Mi colpisce perché… è proprio così. E posso senz’altro dire, io me lo ricordo. I primi giorni, mesi ed anni di web furono qualcosa di cui probabilmente non rivedremo facilmente l’analogo. Era un territorio dove, davvero, la creatività umana poteva esercitarsi senza quasi confini. Proprio come la foto che accompagna questo articolo. Diecimila progetti si affacciavano sul web, molti dei quali, assolutamente geniali e pieni di fantasia. Questa cosa nuova di Internet aveva colto più o meno tutti di sorpresa, quindi in quel momento – in cui ancora si tratteneva il fiato – c’era molto posto per la bellezza della sperimentazione (quasi) senza fini di lucro. Si cercava di capire con cosa si aveva a che fare, quali erano le caratteristiche e i limiti del nuovo strumento. Era un po’ come le prime radio private, in pratica.
Poi, sappiamo bene come è andata, molti progetti sono affondati e sono rimasti a galla quelli più determinati, se vogliamo più cinici, ovvero più orientati alla monetizzazione. Ben presto la varietà si è contratta, a vantaggio di pochi, a scapito di moltissimi.

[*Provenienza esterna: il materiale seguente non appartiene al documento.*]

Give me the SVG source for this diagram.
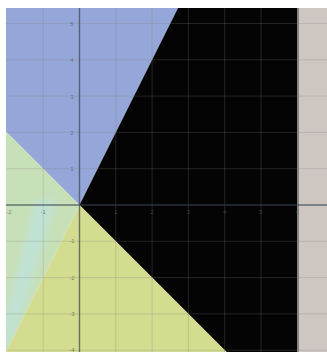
<svg xmlns="http://www.w3.org/2000/svg" width="327" height="352" viewBox="0 0 327 352">
<defs>
<style>
.grid line{stroke:#808080;stroke-opacity:0.25;stroke-width:1}
.axis{stroke:#3c4450;stroke-opacity:0.7;stroke-width:1.4}
.lbl{font-family:"Liberation Sans",Arial,sans-serif;font-size:6px;fill:#555;fill-opacity:0.7}
</style>
<filter id="soft" x="-50%" y="-50%" width="200%" height="200%">
<feGaussianBlur stdDeviation="4"/>
</filter>
<clipPath id="greenclip">
<polygon points="6,131.5 79.5,205 6,352"/>
</clipPath>
</defs>
<rect x="0" y="0" width="327" height="352" fill="#ffffff"/>
<g id="regions">
<polygon id="blue" points="6,8 178,8 79.5,205 6,131.5" fill="#95a6d9"/>
<polygon id="black" points="178,8 297,8 297,352 226.5,352 79.5,205" fill="#040404"/>
<polygon id="yellow" points="79.5,205 226.5,352 6,352" fill="#d4dc8f"/>
<polygon id="green" points="6,131.5 79.5,205 6,352" fill="#c8e0b8"/>
<g clip-path="url(#greenclip)">
<polygon id="greenband" points="36,200 56,200 26,300 12,340 4,350 4,320 10,300" fill="#c0e2d6" filter="url(#soft)"/>
</g>
<rect id="beige" x="297" y="8" width="30" height="344" fill="#cec6c0"/>
<rect x="297" y="8" width="2" height="344" fill="#8a8480"/>
</g>
<g class="grid">
<line x1="43.2" y1="8" x2="43.2" y2="352"/>
<line x1="115.8" y1="8" x2="115.8" y2="352"/>
<line x1="152.1" y1="8" x2="152.1" y2="352"/>
<line x1="188.4" y1="8" x2="188.4" y2="352"/>
<line x1="224.7" y1="8" x2="224.7" y2="352"/>
<line x1="261" y1="8" x2="261" y2="352"/>
<line x1="6" y1="23.5" x2="327" y2="23.5"/>
<line x1="6" y1="59.8" x2="327" y2="59.8"/>
<line x1="6" y1="96.1" x2="327" y2="96.1"/>
<line x1="6" y1="132.4" x2="327" y2="132.4"/>
<line x1="6" y1="168.7" x2="327" y2="168.7"/>
<line x1="6" y1="241.3" x2="327" y2="241.3"/>
<line x1="6" y1="277.6" x2="327" y2="277.6"/>
<line x1="6" y1="313.9" x2="327" y2="313.9"/>
<line x1="6" y1="350.2" x2="327" y2="350.2"/>
</g>
<g id="axes">
<line class="axis" x1="79.5" y1="8" x2="79.5" y2="352"/>
<line class="axis" x1="6" y1="205" x2="327" y2="205"/>
</g>
<g id="labels">
<text class="lbl" x="72" y="26" text-anchor="middle">5</text>
<text class="lbl" x="72" y="62" text-anchor="middle">4</text>
<text class="lbl" x="72" y="99" text-anchor="middle">3</text>
<text class="lbl" x="72" y="135" text-anchor="middle">2</text>
<text class="lbl" x="72" y="171" text-anchor="middle">1</text>
<text class="lbl" x="72" y="243" text-anchor="middle">-1</text>
<text class="lbl" x="72" y="280" text-anchor="middle">-2</text>
<text class="lbl" x="72" y="316" text-anchor="middle">-3</text>
<text class="lbl" x="72" y="352" text-anchor="middle">-4</text>
<text class="lbl" x="9" y="214" text-anchor="middle">-2</text>
<text class="lbl" x="43.2" y="214" text-anchor="middle">-1</text>
<text class="lbl" x="115.8" y="214" text-anchor="middle">1</text>
<text class="lbl" x="152.1" y="214" text-anchor="middle">2</text>
<text class="lbl" x="188.4" y="214" text-anchor="middle">3</text>
<text class="lbl" x="224.7" y="214" text-anchor="middle">4</text>
<text class="lbl" x="261" y="214" text-anchor="middle">5</text>
<text class="lbl" x="297.3" y="214" text-anchor="middle">6</text>
</g>
</svg>
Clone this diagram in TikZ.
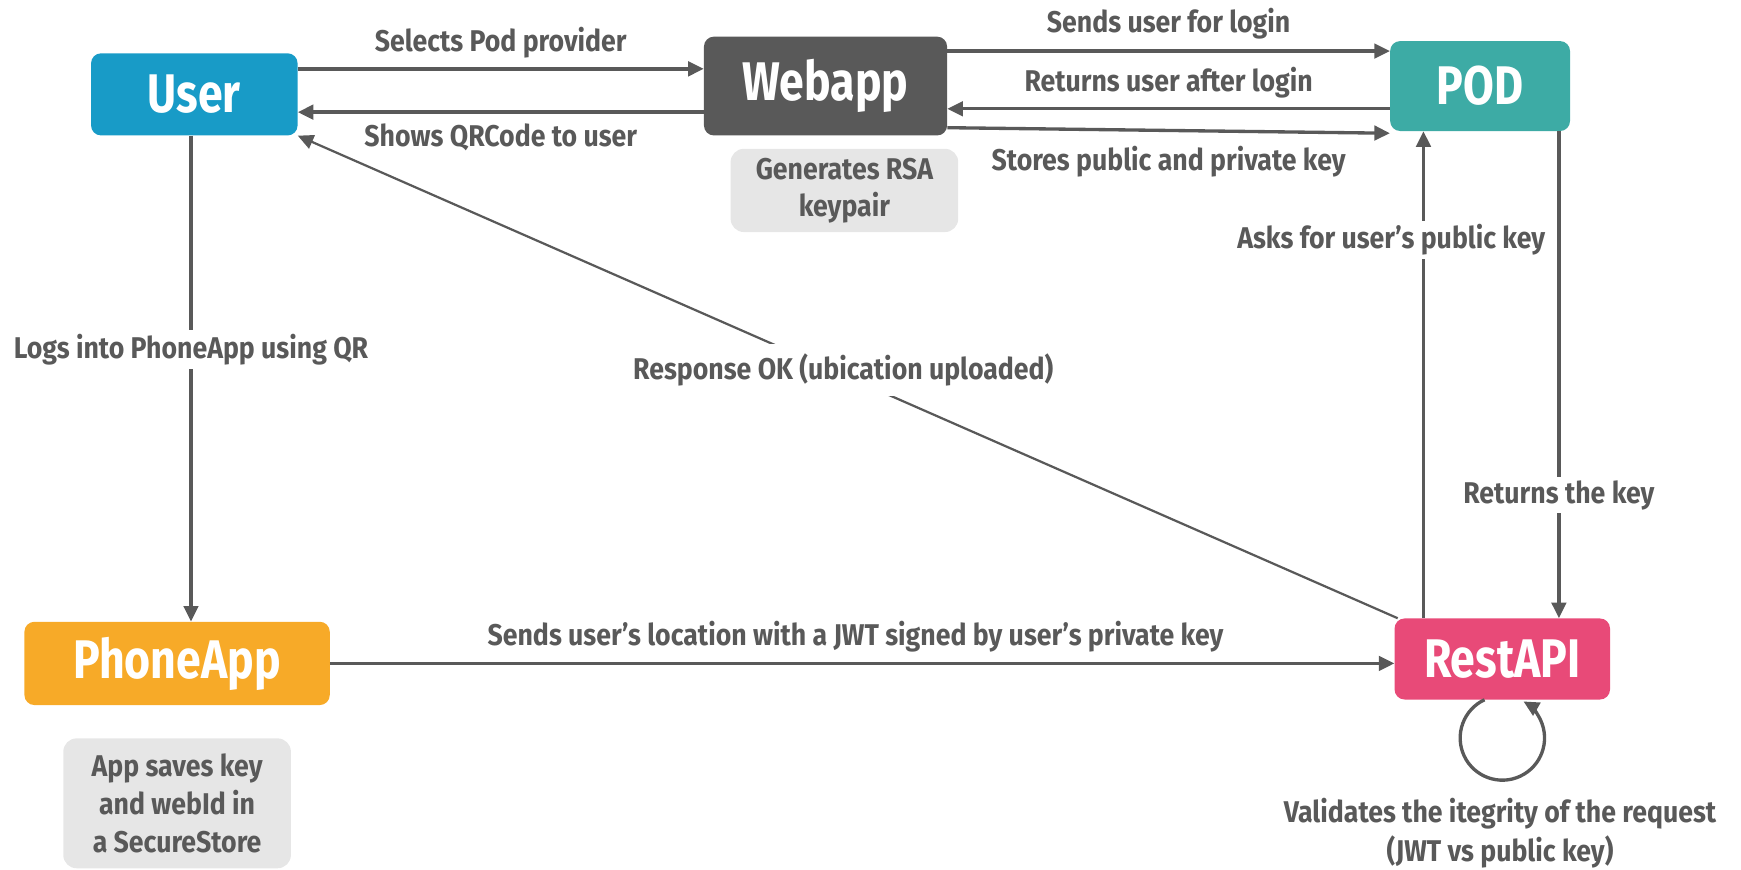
\documentclass[tikz,border=0pt]{standalone}
\usepackage{fontspec}
\setmainfont{Fira Sans}[FakeStretch=0.89]
\newfontfamily\boxfont{Fira Sans}[FakeStretch=0.82]
\usetikzlibrary{positioning,arrows.meta}

\definecolor{ink}{HTML}{595959}
\definecolor{userblue}{HTML}{189BC7}
\definecolor{podteal}{HTML}{3DABA5}
\definecolor{phoneorange}{HTML}{F7AA28}
\definecolor{restpink}{HTML}{E84A78}
\definecolor{notegray}{HTML}{E6E6E6}

\begin{document}
\begin{tikzpicture}[x=1pt,y=-1pt,
  box/.style={rounded corners=9pt, inner sep=0pt, text=white, font=\boxfont\fontsize{49}{56}\selectfont\bfseries},
  note/.style={rounded corners=12pt, fill=notegray, text=ink, align=center, inner sep=0pt, font=\fontsize{27}{33}\selectfont\bfseries},
  lbl/.style={text=ink, font=\fontsize{27}{30}\selectfont\bfseries},
  arr/.style={draw=ink, line width=3pt, -{Triangle[length=14pt,width=13pt]}}]
\useasboundingbox (0,0) rectangle (1568,783);

\node[box, fill=userblue, minimum width=186pt, minimum height=74pt] (user) at (175,85) {User};
\node[box, fill=ink, minimum width=219pt, minimum height=89pt] (webapp) at (743.5,77.5) {Webapp};
\node[box, fill=podteal, minimum width=162pt, minimum height=81pt] (pod) at (1333,77.5) {POD};
\node[box, fill=phoneorange, minimum width=275pt, minimum height=75pt] (phoneapp) at (159.5,597.5) {PhoneApp};
\node[box, fill=restpink, minimum width=194pt, minimum height=73pt] (restapi) at (1353,593.5) {RestAPI};
\node[note, minimum width=205pt, minimum height=75pt] (keygen) at (760.5,171.5) {Generates RSA\\keypair};
\node[note, font=\fontsize{27}{34.5}\selectfont\bfseries, minimum width=205pt, minimum height=117pt] (store) at (159.5,723.5) {App saves key\\and webId in\\a SecureStore};
\node[lbl, align=center, font=\fontsize{27}{35}\selectfont\bfseries] (validate) at (1351,750) {Validates the itegrity of the request\\(JWT vs public key)};

\draw[arr] ([yshift=23pt]user.east) -- ([yshift=23pt]user.east -| webapp.west)
  node[lbl, midway, above=5pt] {Selects Pod provider};
\draw[arr] ([yshift=-23.5pt]webapp.west) -- ([yshift=-23.5pt]webapp.west -| user.east)
  node[lbl, midway, below=6pt] {Shows QRCode to user};
\draw[arr] ([yshift=31.5pt]webapp.east) -- ([yshift=31.5pt]webapp.east -| pod.west)
  node[lbl, midway, above=6pt] {Sends user for login};
\draw[arr] ([yshift=-20.5pt]pod.west) -- ([yshift=-20.5pt]pod.west -| webapp.east)
  node[lbl, midway, above=5pt] {Returns user after login};
\draw[arr] ([yshift=-37.5pt]webapp.east) -- ([yshift=-42.5pt]pod.west)
  node[lbl, midway, below=9pt] {Stores public and private key};
\draw[arr] ([xshift=-3pt]user.south) -- ([xshift=-3pt]user.south |- phoneapp.north)
  node[lbl, pos=0.44, fill=white] {Logs into PhoneApp using QR};
\draw[arr] (phoneapp.east) -- (phoneapp.east -| restapi.west)
  node[lbl, midway, above=5pt, xshift=-6pt] {Sends user’s location with a JWT signed by user’s private key};
\draw[arr, line width=2pt] ([xshift=3pt]restapi.north west) -- (user.south east)
  node[lbl, pos=0.5, yshift=6pt, xshift=-4pt, fill=white, inner sep=9pt] {Response OK (ubication uploaded)};
\draw[arr] ([xshift=-71pt]restapi.north) -- ([xshift=-71pt]restapi.north |- pod.south)
  node[lbl, pos=0.777, xshift=-29pt, fill=white] {Asks for user’s public key};
\draw[arr] ([xshift=71pt]pod.south) -- ([xshift=71pt]pod.south |- restapi.north)
  node[lbl, pos=0.747, fill=white] {Returns the key};
\draw[arr] ([xshift=-16pt]restapi.south) arc[start angle=-115, end angle=-420, radius=38];

\end{tikzpicture}
\end{document}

Così ammonisce Shoshana Zuboff, nel suo libro ormai famosissimo Il capitalismo della sorveglianza
L’esperienza umana è ormai materia prima gratuita che viene trasformata in dati comportamentali… e poi venduta come ‘prodotti di previsione’ in un nuovo mercato quello dei ‘mercati comportamentali a termine’ …. dove operano imprese desiderose solo di conoscere il nostro comportamento futuro.
Questo lavoro che indica la Zuboff, è svolto egregiamente e (fin troppo) alacremente dai social commerciali, dalle grandi aziende sul web, dalle multinazionali della rete.
Specifica ulteriormente Francesco Marabotti, in un post che è apparso due anni fa sul blog Darsi Pace, che
il pericolo che stiamo correndo nella versione 2.0 del capitalismo della sorveglianza è quello di ridurre gli esseri umani a un flusso di informazioni, guidate da intelligenze artificiali impersonali, al servizio di una ristrettissima oligarchia tecnocratica (…) La pratica di governo neoliberale, per dirla con Foucault, diviene capace di fornire al soggetto gli strumenti del suo stesso asservimento, (inteso quest’ultimo come pericolo crescente di non poter disporre liberamente di sé, in quanto incapace di tutelare la sfera della propria libertà psichica). Gli apparati operativi del marketing digitale e delle grandi piattaforme di “rete sociale” sfruttano il sapere fornito dai Big Data per conoscere i desideri del soggetto nel loro evolversi, indirizzando così i prodotti e le offerte con una capacità predittiva “scientifica”. Viene così a profilarsi un tipo di sapere che coincide con il potere di schedare ogni individuo nei suoi comportamenti e di seguirlo per tutta la vita.
Ecco perché alcuni vedono adesso una possibilità di una ripartenza, che appunto possiede il sapore del web di una volta (e chi c’era, vi assicuro che se lo ricorda). Una possibilità davvero interessante e, come io sostengo, pienamente in linea con le indicazioni cosmologiche. Se questo basti, non posso dirlo. Probabilmente, non basta, ci vuole anche altro: una educazione del popolo, secondo cammini di consapevolezza condivisi. Ma è certamente una buona premessa: il web non può essere solo l’ennesima modalità con cui pochi soggetti – già debitamente arricchiti – ci studiano e ci osservano solo per convogliare le nostre spese dentro le loro tasche.
Il web è nato libero come l’universo, e forse ora può tornarci.